INFORMATION SUPPLIED »
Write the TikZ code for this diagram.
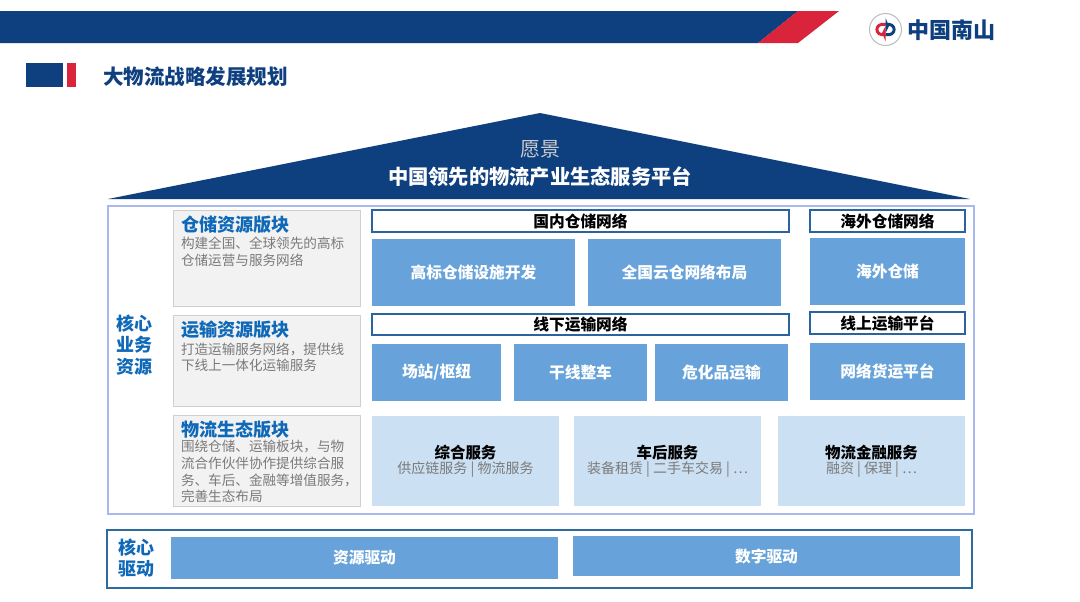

* * *

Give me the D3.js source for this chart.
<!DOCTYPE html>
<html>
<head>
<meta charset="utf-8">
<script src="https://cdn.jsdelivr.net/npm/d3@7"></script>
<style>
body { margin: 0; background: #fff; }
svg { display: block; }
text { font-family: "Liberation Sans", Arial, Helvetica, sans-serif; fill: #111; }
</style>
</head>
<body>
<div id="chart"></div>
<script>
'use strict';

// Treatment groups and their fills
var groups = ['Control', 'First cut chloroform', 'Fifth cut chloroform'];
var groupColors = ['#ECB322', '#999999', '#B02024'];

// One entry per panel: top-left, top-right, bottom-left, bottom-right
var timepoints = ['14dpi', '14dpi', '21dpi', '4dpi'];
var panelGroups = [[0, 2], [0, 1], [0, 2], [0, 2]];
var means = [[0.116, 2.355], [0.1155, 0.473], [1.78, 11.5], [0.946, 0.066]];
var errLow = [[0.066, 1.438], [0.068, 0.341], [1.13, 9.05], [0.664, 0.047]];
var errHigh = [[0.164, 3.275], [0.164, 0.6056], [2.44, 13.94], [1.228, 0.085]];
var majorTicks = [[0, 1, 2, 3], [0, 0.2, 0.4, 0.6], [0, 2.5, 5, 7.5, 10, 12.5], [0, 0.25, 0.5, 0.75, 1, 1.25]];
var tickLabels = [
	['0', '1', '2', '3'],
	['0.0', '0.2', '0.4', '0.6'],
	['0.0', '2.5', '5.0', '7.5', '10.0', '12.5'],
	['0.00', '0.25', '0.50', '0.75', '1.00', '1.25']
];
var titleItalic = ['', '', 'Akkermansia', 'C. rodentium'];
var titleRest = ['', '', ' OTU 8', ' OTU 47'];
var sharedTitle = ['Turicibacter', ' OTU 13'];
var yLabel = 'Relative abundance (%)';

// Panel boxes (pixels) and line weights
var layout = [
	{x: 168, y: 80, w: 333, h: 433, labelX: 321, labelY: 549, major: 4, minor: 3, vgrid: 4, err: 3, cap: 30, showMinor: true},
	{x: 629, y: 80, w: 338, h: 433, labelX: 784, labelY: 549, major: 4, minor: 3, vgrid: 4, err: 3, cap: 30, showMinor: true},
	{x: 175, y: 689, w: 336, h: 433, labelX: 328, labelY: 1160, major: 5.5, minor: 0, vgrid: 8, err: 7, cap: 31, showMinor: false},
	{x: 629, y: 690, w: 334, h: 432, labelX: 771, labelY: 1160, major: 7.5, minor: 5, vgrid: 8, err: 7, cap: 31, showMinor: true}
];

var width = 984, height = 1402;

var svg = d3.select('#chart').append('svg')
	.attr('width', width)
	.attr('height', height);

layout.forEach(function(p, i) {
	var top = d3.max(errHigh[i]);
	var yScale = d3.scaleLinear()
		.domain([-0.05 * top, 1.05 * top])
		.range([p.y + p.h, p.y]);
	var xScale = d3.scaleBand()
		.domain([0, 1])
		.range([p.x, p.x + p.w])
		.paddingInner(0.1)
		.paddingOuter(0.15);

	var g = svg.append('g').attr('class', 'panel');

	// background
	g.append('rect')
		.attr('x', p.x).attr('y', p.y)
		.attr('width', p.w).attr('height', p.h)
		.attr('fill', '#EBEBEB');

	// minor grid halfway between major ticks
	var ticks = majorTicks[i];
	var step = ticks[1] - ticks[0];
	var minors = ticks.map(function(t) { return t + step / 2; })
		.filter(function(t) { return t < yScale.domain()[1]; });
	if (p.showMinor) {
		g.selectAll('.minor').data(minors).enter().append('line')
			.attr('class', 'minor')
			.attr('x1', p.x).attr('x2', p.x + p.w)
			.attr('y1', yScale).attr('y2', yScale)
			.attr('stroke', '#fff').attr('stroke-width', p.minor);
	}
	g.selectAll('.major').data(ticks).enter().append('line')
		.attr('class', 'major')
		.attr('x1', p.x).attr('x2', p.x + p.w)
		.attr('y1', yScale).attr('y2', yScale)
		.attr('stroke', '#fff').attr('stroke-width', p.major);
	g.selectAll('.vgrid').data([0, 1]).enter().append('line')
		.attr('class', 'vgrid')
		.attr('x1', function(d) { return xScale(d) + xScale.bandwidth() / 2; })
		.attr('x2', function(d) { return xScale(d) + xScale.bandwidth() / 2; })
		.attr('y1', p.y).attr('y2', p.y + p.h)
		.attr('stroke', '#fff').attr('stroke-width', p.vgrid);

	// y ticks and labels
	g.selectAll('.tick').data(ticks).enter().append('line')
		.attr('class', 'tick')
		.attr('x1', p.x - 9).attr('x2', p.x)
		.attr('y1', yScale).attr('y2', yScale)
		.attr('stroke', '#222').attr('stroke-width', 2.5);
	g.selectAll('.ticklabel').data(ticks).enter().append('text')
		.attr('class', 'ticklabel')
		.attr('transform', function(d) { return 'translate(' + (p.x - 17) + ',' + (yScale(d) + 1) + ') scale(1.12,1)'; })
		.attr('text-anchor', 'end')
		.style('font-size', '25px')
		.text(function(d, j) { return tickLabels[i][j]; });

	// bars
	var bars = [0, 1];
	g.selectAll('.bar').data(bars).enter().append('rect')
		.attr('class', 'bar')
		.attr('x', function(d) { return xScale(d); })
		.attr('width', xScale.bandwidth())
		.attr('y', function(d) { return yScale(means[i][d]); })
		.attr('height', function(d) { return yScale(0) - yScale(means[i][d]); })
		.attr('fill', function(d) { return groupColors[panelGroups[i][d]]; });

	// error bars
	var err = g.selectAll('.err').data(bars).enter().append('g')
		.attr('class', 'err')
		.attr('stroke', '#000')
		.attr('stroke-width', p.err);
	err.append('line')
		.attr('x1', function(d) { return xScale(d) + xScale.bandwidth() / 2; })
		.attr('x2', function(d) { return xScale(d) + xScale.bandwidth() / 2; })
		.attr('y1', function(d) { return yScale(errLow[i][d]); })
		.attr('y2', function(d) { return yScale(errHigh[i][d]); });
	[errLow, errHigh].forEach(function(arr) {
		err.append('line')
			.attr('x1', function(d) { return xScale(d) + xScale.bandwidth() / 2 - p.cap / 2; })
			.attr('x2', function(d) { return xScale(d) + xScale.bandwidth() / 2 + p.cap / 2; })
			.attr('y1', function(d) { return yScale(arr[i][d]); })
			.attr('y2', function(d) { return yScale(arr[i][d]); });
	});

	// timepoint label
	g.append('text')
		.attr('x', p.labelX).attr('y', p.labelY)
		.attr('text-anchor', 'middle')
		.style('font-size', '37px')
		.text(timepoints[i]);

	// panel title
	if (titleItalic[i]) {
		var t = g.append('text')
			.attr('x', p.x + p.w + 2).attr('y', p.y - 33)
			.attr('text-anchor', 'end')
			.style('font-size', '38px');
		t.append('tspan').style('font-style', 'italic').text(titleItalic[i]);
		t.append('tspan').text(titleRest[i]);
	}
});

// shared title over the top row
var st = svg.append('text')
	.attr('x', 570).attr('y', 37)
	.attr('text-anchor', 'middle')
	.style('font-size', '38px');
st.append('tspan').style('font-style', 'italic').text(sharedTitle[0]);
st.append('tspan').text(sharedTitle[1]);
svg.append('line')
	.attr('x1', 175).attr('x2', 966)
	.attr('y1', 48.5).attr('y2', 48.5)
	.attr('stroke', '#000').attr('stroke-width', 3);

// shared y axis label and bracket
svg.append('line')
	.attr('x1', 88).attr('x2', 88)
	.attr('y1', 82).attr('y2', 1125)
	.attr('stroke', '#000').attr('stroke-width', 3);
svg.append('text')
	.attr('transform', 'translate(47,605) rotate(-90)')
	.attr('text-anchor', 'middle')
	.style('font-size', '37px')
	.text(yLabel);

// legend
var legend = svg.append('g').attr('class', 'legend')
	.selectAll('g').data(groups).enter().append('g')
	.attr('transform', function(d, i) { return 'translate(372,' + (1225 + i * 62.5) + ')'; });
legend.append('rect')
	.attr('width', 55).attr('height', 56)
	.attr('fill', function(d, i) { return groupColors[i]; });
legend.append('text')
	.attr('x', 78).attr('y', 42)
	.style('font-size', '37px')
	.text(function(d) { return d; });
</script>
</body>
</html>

EXERCISE REQUIREMENTS »
Would you quote everything above from the line containing "Give me the D3.js source for this chart." down to the line containing "var yLabel = 'Relative abundance (%)';"? Include both of those lines and nothing else.

FULL ANSWER »
Give me the D3.js source for this chart.
<!DOCTYPE html>
<html>
<head>
<meta charset="utf-8">
<script src="https://cdn.jsdelivr.net/npm/d3@7"></script>
<style>
body { margin: 0; background: #fff; }
svg { display: block; }
text { font-family: "Liberation Sans", Arial, Helvetica, sans-serif; fill: #111; }
</style>
</head>
<body>
<div id="chart"></div>
<script>
'use strict';

// Treatment groups and their fills
var groups = ['Control', 'First cut chloroform', 'Fifth cut chloroform'];
var groupColors = ['#ECB322', '#999999', '#B02024'];

// One entry per panel: top-left, top-right, bottom-left, bottom-right
var timepoints = ['14dpi', '14dpi', '21dpi', '4dpi'];
var panelGroups = [[0, 2], [0, 1], [0, 2], [0, 2]];
var means = [[0.116, 2.355], [0.1155, 0.473], [1.78, 11.5], [0.946, 0.066]];
var errLow = [[0.066, 1.438], [0.068, 0.341], [1.13, 9.05], [0.664, 0.047]];
var errHigh = [[0.164, 3.275], [0.164, 0.6056], [2.44, 13.94], [1.228, 0.085]];
var majorTicks = [[0, 1, 2, 3], [0, 0.2, 0.4, 0.6], [0, 2.5, 5, 7.5, 10, 12.5], [0, 0.25, 0.5, 0.75, 1, 1.25]];
var tickLabels = [
	['0', '1', '2', '3'],
	['0.0', '0.2', '0.4', '0.6'],
	['0.0', '2.5', '5.0', '7.5', '10.0', '12.5'],
	['0.00', '0.25', '0.50', '0.75', '1.00', '1.25']
];
var titleItalic = ['', '', 'Akkermansia', 'C. rodentium'];
var titleRest = ['', '', ' OTU 8', ' OTU 47'];
var sharedTitle = ['Turicibacter', ' OTU 13'];
var yLabel = 'Relative abundance (%)';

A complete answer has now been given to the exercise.